Building the Labyrinth:
Adapting Video Game Design Concepts for Writing Course Design


Craig McKenney, Highline Community College

 

 

 
“Writing unfolds like a game (jeu) that invariably goes beyond its own rules and transgresses its limits.”
- Michel Foucault, What Is an Author?

 


 

Rigor

Millennials want/need a challenge beyond standard, inactive teaching methods or assignments that are disconnected or seemingly irrelevant to their experience (Williamson Shaffer, Squire, Halverson, and Gee)–just as they need a relevant challenge in their games to keep them playing and re-playing once the game is finished.  The game should not be so difficult that it becomes impossible to complete.  In his overview of twenty of the most difficult video games, John Harris recognizes that

this is not to say that games must be easy. The impulse to make video games easier can be traced to a fundamental change in perception over what a game should be.    The older school of thought, which dates back and beyond the days of Space Invaders to the era of pinball, is that a game should measure the player's skill. Arcade games, in fact, must make it difficult for a player to last for any great length of time in order to keep money coming into the coin box. The newer concept is that a game should provide an experience to the player. The player is to feel like some character, or like he's participating in a story, or that he's making some difference in a fictional realm.   
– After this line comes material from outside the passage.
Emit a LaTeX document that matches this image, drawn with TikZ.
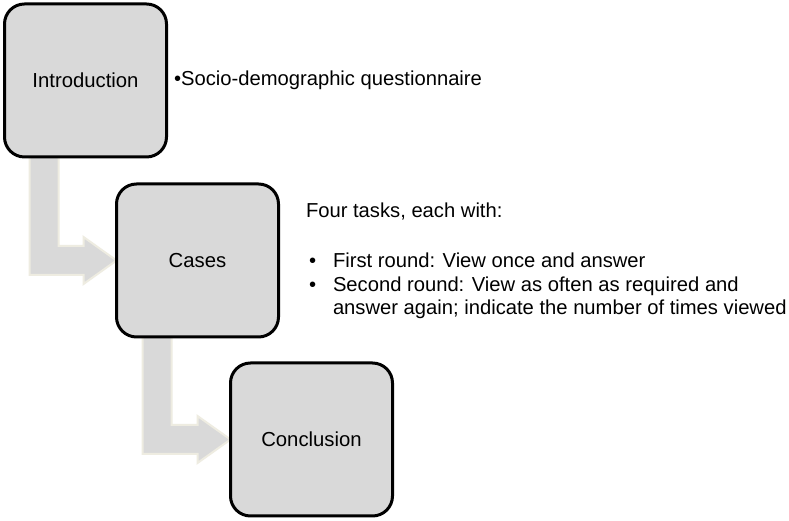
\documentclass[tikz,border=0pt]{standalone}
\usepackage{fontspec}
\setmainfont{Liberation Sans}
\usetikzlibrary{calc,backgrounds}

\begin{document}
\begin{tikzpicture}[x=1pt,y=1pt,
	stage/.style={draw=black,fill=boxColor,line width=3pt,rounded corners=20pt,
		minimum width=162pt,minimum height=153pt,inner sep=0pt,outer sep=0pt,
		font=\fontsize{20.3}{23.5}\selectfont},
	note/.style={align=left,inner sep=0pt,outer sep=0pt,font=\fontsize{20.2}{23.5}\selectfont},
	flowarrow/.style={draw=arrowColor,fill=boxColor,line width=2pt,line join=miter}]
\definecolor{boxColor}{RGB}{217,217,217}
\definecolor{arrowColor}{RGB}{238,236,225}
\path[use as bounding box] (0,0) rectangle (789.00,521.00);
\begin{scope}

\node[stage] (intro) at ( 85.50,440.50) {Introduction};

\node[stage] (cases) at (197.50,260.50) {Cases};

\node[stage] (concl) at (311.50, 81.50) {Conclusion};
\end{scope}
\begin{scope}

\node[note,anchor=west] (introNote) at (174.00,441.00) {•Socio-demographic questionnaire};

\node[note,anchor=north west] (casesNote) at (306.00,318.50) {Four tasks, each with:\\[27pt]
	\makebox[27pt][l]{\hspace{3pt}•}First round: View once and answer\\
	\makebox[27pt][l]{\hspace{3pt}•}Second round: View as often as required and\\
	\hspace*{27pt}answer again; indicate the number of times viewed};
\end{scope}
\begin{scope}[on background layer]
\path[fill=white] (0,0) rectangle (789.00,521.00);

\path[flowarrow] ($(intro.south west)+(25,0)$) -- ++(29,0) |-
	($(cases.west)+(-33,14.5)$) -- ++(0,9) -- (cases.west) --
	++(-33,-23.5) -- ++(0,9) -| ($(intro.south west)+(25,0)$) -- cycle;

\path[flowarrow] ($(cases.south west)+(26,0)$) -- ++(29,0) |-
	($(concl.west)+(-33,14.5)$) -- ++(0,9) -- (concl.west) --
	++(-33,-23.5) -- ++(0,9) -| ($(cases.south west)+(26,0)$) -- cycle;
\end{scope}
\end{tikzpicture}
\end{document}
In order to truly be rigorous, the game must balance the older and newer mentality, juggling between the player’s skill and the player’s experience (Koster).  “In this light,” according to Shuen-shing Lee, “to lose denotes a temporary setback rather than an ultimate consequence of gaming” – a useful model for drafting in a writing classroom (Elbow, et al), both in terms of student psychology and motivation.